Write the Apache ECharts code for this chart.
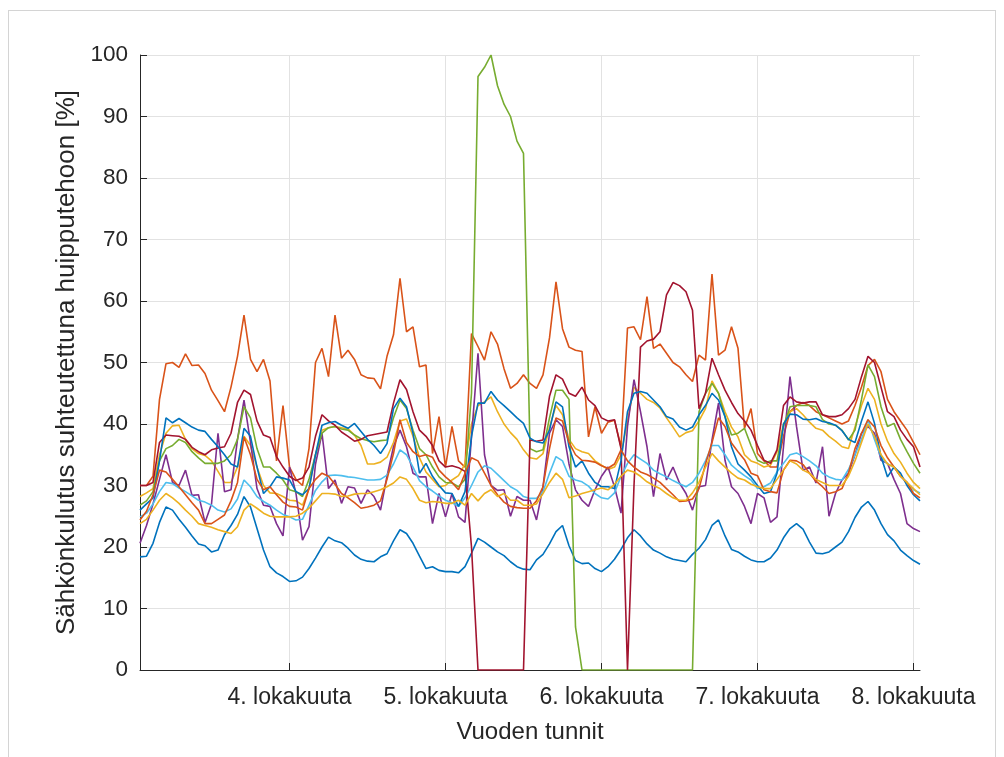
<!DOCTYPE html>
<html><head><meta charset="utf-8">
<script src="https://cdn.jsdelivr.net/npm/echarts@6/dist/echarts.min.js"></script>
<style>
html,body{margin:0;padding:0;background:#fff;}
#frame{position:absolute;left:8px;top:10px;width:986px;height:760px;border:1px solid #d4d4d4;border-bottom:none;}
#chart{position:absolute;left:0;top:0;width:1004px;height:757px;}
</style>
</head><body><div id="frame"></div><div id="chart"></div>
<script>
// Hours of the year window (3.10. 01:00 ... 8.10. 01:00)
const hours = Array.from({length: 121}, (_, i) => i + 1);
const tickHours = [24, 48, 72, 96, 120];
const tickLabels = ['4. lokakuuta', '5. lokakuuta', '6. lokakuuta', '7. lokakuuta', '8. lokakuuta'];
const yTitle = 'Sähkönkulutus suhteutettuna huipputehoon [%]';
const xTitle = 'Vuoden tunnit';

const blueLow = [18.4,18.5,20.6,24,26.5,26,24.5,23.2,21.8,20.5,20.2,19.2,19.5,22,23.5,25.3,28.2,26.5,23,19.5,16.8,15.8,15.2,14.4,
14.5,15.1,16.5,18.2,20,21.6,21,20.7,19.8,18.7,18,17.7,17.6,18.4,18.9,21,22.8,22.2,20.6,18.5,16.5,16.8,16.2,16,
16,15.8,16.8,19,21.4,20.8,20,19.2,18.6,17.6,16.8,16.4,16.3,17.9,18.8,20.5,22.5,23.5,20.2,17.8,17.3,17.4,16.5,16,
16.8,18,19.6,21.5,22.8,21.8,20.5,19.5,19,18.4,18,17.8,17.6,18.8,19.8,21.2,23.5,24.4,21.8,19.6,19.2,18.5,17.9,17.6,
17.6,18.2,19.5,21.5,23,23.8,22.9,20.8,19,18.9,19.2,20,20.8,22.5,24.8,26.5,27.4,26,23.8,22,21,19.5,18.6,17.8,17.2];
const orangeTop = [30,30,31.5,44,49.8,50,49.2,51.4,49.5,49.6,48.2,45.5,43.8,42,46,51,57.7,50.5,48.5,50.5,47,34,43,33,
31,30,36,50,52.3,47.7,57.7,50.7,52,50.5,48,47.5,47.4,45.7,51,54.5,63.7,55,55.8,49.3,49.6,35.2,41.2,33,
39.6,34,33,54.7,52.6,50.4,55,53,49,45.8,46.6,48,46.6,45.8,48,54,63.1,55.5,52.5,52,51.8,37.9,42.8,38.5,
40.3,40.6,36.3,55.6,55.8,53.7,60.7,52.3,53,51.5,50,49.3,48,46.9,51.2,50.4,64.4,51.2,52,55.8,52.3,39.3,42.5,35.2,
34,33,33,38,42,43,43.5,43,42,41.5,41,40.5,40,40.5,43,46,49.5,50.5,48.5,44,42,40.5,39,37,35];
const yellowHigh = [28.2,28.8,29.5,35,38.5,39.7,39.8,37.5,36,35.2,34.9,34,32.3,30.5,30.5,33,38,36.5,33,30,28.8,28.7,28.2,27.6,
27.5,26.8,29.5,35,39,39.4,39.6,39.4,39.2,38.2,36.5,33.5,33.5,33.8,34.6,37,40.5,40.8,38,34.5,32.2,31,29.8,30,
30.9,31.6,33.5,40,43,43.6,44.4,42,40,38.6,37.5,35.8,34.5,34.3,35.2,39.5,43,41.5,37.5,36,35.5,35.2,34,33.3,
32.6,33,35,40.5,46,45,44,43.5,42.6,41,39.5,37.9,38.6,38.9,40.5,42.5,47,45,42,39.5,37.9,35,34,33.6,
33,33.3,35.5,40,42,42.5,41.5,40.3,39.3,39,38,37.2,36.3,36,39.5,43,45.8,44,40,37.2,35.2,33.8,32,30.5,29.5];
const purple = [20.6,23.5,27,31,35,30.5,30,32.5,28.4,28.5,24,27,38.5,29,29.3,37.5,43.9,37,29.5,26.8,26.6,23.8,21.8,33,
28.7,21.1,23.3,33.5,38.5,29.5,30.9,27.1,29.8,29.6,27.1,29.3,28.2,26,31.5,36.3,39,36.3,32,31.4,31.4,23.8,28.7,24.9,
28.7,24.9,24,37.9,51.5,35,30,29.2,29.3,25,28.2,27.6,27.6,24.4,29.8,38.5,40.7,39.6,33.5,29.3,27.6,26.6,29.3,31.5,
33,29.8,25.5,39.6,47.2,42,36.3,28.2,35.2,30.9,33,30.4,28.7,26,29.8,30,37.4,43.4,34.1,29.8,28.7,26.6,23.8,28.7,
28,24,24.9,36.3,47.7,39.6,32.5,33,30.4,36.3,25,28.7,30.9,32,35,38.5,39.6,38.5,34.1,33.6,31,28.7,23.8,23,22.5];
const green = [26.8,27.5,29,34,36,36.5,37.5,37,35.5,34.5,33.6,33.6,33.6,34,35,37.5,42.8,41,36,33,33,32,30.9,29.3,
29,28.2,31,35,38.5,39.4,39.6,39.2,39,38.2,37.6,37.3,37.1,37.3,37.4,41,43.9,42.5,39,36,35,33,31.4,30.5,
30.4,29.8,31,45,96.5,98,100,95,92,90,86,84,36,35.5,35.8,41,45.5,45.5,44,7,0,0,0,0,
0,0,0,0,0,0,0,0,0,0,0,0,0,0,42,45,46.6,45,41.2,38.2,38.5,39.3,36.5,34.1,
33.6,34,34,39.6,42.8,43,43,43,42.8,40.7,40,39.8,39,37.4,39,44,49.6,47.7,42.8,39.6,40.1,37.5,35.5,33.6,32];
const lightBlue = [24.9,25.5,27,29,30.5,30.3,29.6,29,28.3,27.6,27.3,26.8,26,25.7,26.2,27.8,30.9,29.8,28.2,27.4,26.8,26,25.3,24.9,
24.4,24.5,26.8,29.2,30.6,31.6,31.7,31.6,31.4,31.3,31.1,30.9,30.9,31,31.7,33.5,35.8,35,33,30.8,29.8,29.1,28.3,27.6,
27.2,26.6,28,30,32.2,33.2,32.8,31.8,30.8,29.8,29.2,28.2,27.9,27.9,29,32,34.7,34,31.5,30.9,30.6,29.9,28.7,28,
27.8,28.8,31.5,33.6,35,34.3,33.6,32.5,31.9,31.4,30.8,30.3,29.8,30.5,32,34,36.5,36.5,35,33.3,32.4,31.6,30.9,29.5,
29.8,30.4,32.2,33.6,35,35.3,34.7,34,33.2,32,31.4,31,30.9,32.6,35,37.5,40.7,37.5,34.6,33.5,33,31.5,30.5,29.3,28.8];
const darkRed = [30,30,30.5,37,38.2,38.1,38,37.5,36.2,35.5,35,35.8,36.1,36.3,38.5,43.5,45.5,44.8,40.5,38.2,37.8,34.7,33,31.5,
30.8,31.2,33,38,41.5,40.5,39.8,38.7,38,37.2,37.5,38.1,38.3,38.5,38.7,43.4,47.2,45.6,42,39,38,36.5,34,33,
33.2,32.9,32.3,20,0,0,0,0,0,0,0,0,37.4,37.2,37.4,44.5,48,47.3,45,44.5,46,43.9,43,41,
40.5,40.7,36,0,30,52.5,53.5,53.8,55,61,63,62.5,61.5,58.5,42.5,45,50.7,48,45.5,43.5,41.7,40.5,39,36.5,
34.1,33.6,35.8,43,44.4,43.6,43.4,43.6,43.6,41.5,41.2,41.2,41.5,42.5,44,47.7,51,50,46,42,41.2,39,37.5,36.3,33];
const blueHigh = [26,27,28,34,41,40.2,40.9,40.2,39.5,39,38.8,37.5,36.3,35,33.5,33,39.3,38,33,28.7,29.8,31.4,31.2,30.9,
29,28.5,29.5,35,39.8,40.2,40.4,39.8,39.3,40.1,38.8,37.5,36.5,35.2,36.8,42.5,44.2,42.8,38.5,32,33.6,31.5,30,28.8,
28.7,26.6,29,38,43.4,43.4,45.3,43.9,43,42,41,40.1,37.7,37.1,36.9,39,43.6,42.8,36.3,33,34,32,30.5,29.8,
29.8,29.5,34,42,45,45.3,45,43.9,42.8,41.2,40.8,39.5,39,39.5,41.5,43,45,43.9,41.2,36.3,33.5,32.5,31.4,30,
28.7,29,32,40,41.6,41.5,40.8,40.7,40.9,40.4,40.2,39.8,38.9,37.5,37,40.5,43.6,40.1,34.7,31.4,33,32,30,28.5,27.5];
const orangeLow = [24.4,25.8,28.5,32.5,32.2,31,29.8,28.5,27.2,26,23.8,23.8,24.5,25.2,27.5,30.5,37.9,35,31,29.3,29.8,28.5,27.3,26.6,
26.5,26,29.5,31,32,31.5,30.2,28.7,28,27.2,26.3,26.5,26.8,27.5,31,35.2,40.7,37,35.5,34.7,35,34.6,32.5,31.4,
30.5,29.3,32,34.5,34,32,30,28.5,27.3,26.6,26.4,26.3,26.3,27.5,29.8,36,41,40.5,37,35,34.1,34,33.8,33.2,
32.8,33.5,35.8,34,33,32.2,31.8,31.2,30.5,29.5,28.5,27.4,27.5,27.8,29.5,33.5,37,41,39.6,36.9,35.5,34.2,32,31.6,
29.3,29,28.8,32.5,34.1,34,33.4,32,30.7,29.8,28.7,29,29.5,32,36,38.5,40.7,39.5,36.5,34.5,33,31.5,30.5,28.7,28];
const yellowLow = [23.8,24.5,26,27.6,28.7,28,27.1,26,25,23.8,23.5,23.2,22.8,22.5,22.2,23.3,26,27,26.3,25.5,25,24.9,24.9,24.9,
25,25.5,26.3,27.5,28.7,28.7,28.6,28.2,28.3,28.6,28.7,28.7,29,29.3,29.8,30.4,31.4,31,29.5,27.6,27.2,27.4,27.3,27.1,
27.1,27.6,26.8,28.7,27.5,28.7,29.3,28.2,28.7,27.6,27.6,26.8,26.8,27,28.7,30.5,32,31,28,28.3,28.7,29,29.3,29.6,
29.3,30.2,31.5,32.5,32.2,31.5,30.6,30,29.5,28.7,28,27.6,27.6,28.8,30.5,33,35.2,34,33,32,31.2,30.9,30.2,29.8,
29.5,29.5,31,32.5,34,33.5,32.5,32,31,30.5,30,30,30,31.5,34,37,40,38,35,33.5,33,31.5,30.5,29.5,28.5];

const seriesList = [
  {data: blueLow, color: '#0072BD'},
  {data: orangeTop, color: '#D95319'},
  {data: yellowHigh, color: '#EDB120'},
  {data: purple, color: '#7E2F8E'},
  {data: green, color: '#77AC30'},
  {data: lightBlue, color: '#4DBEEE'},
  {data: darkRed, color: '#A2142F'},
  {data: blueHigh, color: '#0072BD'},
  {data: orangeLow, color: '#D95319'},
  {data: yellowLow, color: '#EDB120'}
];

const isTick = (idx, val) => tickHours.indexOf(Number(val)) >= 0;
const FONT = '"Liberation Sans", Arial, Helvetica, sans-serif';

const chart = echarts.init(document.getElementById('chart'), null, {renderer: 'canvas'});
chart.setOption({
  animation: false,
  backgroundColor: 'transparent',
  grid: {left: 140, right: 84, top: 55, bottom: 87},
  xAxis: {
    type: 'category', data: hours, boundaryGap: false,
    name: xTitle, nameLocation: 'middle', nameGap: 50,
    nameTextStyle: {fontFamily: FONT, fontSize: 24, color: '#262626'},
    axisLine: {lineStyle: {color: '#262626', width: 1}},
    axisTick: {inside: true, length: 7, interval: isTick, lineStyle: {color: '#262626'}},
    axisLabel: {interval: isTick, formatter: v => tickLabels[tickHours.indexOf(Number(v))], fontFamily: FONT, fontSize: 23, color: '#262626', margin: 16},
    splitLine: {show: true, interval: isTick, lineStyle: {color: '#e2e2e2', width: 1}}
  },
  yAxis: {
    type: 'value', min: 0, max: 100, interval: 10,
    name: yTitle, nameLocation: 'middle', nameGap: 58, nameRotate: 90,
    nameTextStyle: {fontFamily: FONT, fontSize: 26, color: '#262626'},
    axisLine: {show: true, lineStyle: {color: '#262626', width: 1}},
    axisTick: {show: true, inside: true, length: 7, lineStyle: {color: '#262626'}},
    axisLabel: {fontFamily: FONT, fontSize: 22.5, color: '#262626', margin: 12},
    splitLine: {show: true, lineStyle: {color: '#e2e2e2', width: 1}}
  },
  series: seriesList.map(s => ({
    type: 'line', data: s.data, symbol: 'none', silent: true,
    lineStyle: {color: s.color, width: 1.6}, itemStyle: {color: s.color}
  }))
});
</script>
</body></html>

++++++++++++++++++++

* Goal of the exercise: Repeat exactly and only the lines from the start of the data above through the line that holds "const xTitle = 'Vuoden tunnit';", inclusive. Pictures do not belong in the copy.

* Exercise solution:
Write the Apache ECharts code for this chart.
<!DOCTYPE html>
<html><head><meta charset="utf-8">
<script src="https://cdn.jsdelivr.net/npm/echarts@6/dist/echarts.min.js"></script>
<style>
html,body{margin:0;padding:0;background:#fff;}
#frame{position:absolute;left:8px;top:10px;width:986px;height:760px;border:1px solid #d4d4d4;border-bottom:none;}
#chart{position:absolute;left:0;top:0;width:1004px;height:757px;}
</style>
</head><body><div id="frame"></div><div id="chart"></div>
<script>
// Hours of the year window (3.10. 01:00 ... 8.10. 01:00)
const hours = Array.from({length: 121}, (_, i) => i + 1);
const tickHours = [24, 48, 72, 96, 120];
const tickLabels = ['4. lokakuuta', '5. lokakuuta', '6. lokakuuta', '7. lokakuuta', '8. lokakuuta'];
const yTitle = 'Sähkönkulutus suhteutettuna huipputehoon [%]';
const xTitle = 'Vuoden tunnit';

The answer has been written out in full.